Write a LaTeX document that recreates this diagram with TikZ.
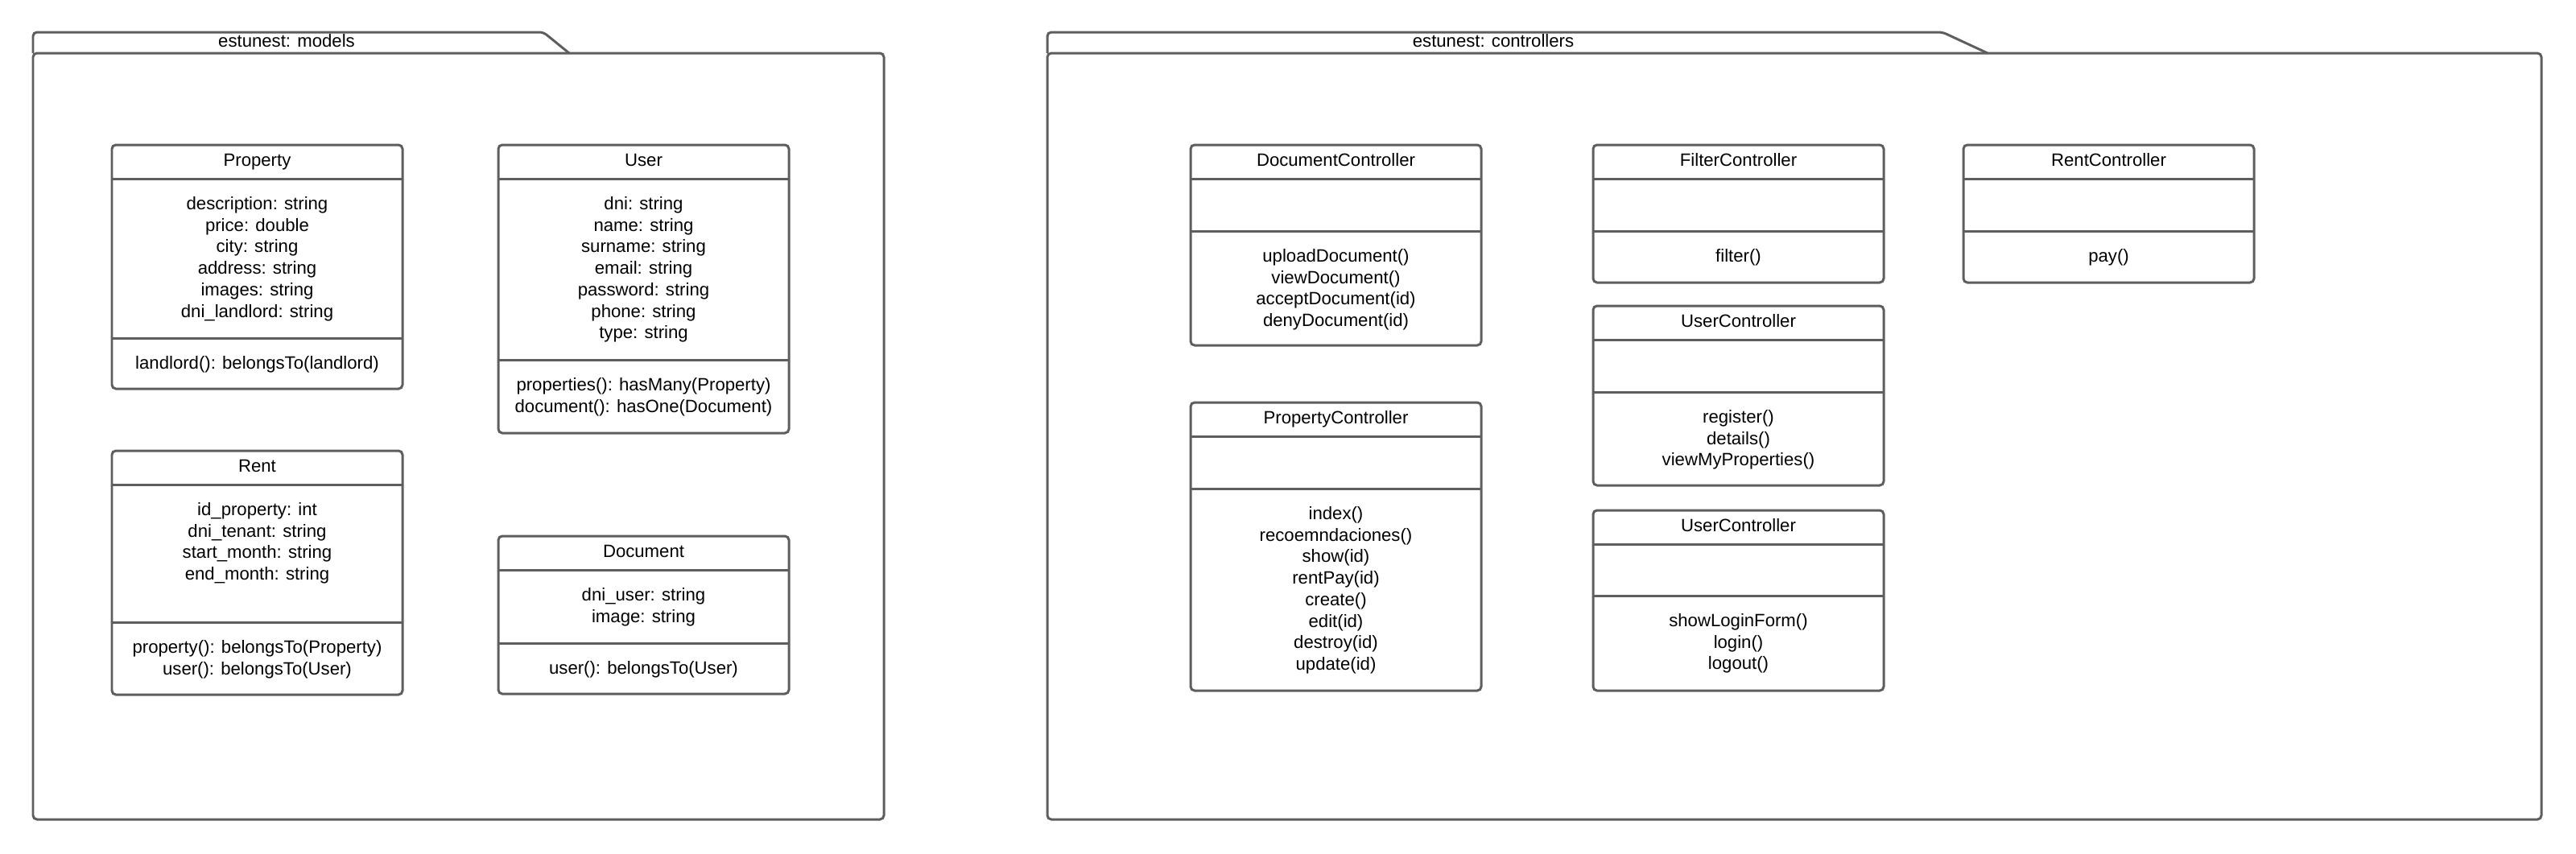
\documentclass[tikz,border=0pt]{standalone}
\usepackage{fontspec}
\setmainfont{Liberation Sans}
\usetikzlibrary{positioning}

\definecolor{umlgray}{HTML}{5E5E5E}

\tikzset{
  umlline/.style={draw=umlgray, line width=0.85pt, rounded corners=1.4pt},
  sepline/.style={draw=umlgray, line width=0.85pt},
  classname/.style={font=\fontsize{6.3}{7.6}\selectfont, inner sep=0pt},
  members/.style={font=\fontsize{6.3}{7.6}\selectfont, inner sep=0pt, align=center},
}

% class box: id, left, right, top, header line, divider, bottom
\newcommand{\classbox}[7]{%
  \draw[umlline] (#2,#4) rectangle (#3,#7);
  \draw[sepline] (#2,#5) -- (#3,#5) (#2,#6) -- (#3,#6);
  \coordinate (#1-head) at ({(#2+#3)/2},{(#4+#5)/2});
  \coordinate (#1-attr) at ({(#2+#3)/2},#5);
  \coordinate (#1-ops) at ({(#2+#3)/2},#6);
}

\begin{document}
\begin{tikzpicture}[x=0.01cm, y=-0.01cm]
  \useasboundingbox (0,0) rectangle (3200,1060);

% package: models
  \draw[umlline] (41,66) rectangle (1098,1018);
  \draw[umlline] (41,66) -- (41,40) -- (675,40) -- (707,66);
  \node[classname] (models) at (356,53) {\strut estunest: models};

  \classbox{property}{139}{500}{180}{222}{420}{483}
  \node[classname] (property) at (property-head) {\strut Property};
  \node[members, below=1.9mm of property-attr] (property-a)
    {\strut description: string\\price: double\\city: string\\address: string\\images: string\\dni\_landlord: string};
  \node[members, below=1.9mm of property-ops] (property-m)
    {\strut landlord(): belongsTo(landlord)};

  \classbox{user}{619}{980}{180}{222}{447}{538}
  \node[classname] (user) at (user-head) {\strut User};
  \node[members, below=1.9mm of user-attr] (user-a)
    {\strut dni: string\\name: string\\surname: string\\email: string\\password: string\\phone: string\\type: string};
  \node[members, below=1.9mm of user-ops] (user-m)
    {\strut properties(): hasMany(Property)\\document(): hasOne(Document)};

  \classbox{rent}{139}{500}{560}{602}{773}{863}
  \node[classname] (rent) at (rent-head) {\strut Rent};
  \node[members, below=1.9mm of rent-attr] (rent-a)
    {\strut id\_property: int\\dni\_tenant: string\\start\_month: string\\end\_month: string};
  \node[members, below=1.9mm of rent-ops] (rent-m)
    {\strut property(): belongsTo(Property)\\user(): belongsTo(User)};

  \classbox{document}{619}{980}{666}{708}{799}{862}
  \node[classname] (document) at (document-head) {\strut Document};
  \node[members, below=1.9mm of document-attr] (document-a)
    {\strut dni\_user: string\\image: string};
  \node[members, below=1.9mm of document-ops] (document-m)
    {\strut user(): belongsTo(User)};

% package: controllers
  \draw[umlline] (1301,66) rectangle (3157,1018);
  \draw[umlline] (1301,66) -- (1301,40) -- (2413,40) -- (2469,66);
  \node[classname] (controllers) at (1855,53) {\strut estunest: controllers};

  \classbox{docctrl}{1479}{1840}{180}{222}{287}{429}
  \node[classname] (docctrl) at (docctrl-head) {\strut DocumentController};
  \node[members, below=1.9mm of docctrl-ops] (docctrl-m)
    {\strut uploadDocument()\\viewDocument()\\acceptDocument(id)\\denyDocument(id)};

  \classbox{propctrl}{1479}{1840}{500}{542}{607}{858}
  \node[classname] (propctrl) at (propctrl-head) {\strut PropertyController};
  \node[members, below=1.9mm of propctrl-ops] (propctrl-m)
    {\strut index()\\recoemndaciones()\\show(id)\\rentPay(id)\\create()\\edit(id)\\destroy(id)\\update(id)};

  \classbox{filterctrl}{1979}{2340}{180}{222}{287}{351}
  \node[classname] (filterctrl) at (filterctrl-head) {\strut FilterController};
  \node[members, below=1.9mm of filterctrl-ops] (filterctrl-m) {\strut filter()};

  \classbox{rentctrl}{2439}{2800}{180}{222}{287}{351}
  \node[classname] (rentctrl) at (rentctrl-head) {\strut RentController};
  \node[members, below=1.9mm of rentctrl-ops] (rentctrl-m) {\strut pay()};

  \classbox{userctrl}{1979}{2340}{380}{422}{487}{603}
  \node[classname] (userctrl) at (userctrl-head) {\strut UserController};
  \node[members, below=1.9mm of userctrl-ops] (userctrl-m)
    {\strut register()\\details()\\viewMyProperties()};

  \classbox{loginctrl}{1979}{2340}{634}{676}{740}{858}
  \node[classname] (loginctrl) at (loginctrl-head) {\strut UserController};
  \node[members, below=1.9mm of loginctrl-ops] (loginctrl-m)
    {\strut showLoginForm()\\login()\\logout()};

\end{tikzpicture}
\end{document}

****************************************

Exercise: Repeat the listing verbatim. Skip the pictures.

Result of this task:
Write a LaTeX document that recreates this diagram with TikZ.
\documentclass[tikz,border=0pt]{standalone}
\usepackage{fontspec}
\setmainfont{Liberation Sans}
\usetikzlibrary{positioning}

\definecolor{umlgray}{HTML}{5E5E5E}

\tikzset{
  umlline/.style={draw=umlgray, line width=0.85pt, rounded corners=1.4pt},
  sepline/.style={draw=umlgray, line width=0.85pt},
  classname/.style={font=\fontsize{6.3}{7.6}\selectfont, inner sep=0pt},
  members/.style={font=\fontsize{6.3}{7.6}\selectfont, inner sep=0pt, align=center},
}

% class box: id, left, right, top, header line, divider, bottom
\newcommand{\classbox}[7]{%
  \draw[umlline] (#2,#4) rectangle (#3,#7);
  \draw[sepline] (#2,#5) -- (#3,#5) (#2,#6) -- (#3,#6);
  \coordinate (#1-head) at ({(#2+#3)/2},{(#4+#5)/2});
  \coordinate (#1-attr) at ({(#2+#3)/2},#5);
  \coordinate (#1-ops) at ({(#2+#3)/2},#6);
}

\begin{document}
\begin{tikzpicture}[x=0.01cm, y=-0.01cm]
  \useasboundingbox (0,0) rectangle (3200,1060);

% package: models
  \draw[umlline] (41,66) rectangle (1098,1018);
  \draw[umlline] (41,66) -- (41,40) -- (675,40) -- (707,66);
  \node[classname] (models) at (356,53) {\strut estunest: models};

  \classbox{property}{139}{500}{180}{222}{420}{483}
  \node[classname] (property) at (property-head) {\strut Property};
  \node[members, below=1.9mm of property-attr] (property-a)
    {\strut description: string\\price: double\\city: string\\address: string\\images: string\\dni\_landlord: string};
  \node[members, below=1.9mm of property-ops] (property-m)
    {\strut landlord(): belongsTo(landlord)};

  \classbox{user}{619}{980}{180}{222}{447}{538}
  \node[classname] (user) at (user-head) {\strut User};
  \node[members, below=1.9mm of user-attr] (user-a)
    {\strut dni: string\\name: string\\surname: string\\email: string\\password: string\\phone: string\\type: string};
  \node[members, below=1.9mm of user-ops] (user-m)
    {\strut properties(): hasMany(Property)\\document(): hasOne(Document)};

  \classbox{rent}{139}{500}{560}{602}{773}{863}
  \node[classname] (rent) at (rent-head) {\strut Rent};
  \node[members, below=1.9mm of rent-attr] (rent-a)
    {\strut id\_property: int\\dni\_tenant: string\\start\_month: string\\end\_month: string};
  \node[members, below=1.9mm of rent-ops] (rent-m)
    {\strut property(): belongsTo(Property)\\user(): belongsTo(User)};

  \classbox{document}{619}{980}{666}{708}{799}{862}
  \node[classname] (document) at (document-head) {\strut Document};
  \node[members, below=1.9mm of document-attr] (document-a)
    {\strut dni\_user: string\\image: string};
  \node[members, below=1.9mm of document-ops] (document-m)
    {\strut user(): belongsTo(User)};

% package: controllers
  \draw[umlline] (1301,66) rectangle (3157,1018);
  \draw[umlline] (1301,66) -- (1301,40) -- (2413,40) -- (2469,66);
  \node[classname] (controllers) at (1855,53) {\strut estunest: controllers};

  \classbox{docctrl}{1479}{1840}{180}{222}{287}{429}
  \node[classname] (docctrl) at (docctrl-head) {\strut DocumentController};
  \node[members, below=1.9mm of docctrl-ops] (docctrl-m)
    {\strut uploadDocument()\\viewDocument()\\acceptDocument(id)\\denyDocument(id)};

  \classbox{propctrl}{1479}{1840}{500}{542}{607}{858}
  \node[classname] (propctrl) at (propctrl-head) {\strut PropertyController};
  \node[members, below=1.9mm of propctrl-ops] (propctrl-m)
    {\strut index()\\recoemndaciones()\\show(id)\\rentPay(id)\\create()\\edit(id)\\destroy(id)\\update(id)};

  \classbox{filterctrl}{1979}{2340}{180}{222}{287}{351}
  \node[classname] (filterctrl) at (filterctrl-head) {\strut FilterController};
  \node[members, below=1.9mm of filterctrl-ops] (filterctrl-m) {\strut filter()};

  \classbox{rentctrl}{2439}{2800}{180}{222}{287}{351}
  \node[classname] (rentctrl) at (rentctrl-head) {\strut RentController};
  \node[members, below=1.9mm of rentctrl-ops] (rentctrl-m) {\strut pay()};

  \classbox{userctrl}{1979}{2340}{380}{422}{487}{603}
  \node[classname] (userctrl) at (userctrl-head) {\strut UserController};
  \node[members, below=1.9mm of userctrl-ops] (userctrl-m)
    {\strut register()\\details()\\viewMyProperties()};

  \classbox{loginctrl}{1979}{2340}{634}{676}{740}{858}
  \node[classname] (loginctrl) at (loginctrl-head) {\strut UserController};
  \node[members, below=1.9mm of loginctrl-ops] (loginctrl-m)
    {\strut showLoginForm()\\login()\\logout()};

\end{tikzpicture}
\end{document}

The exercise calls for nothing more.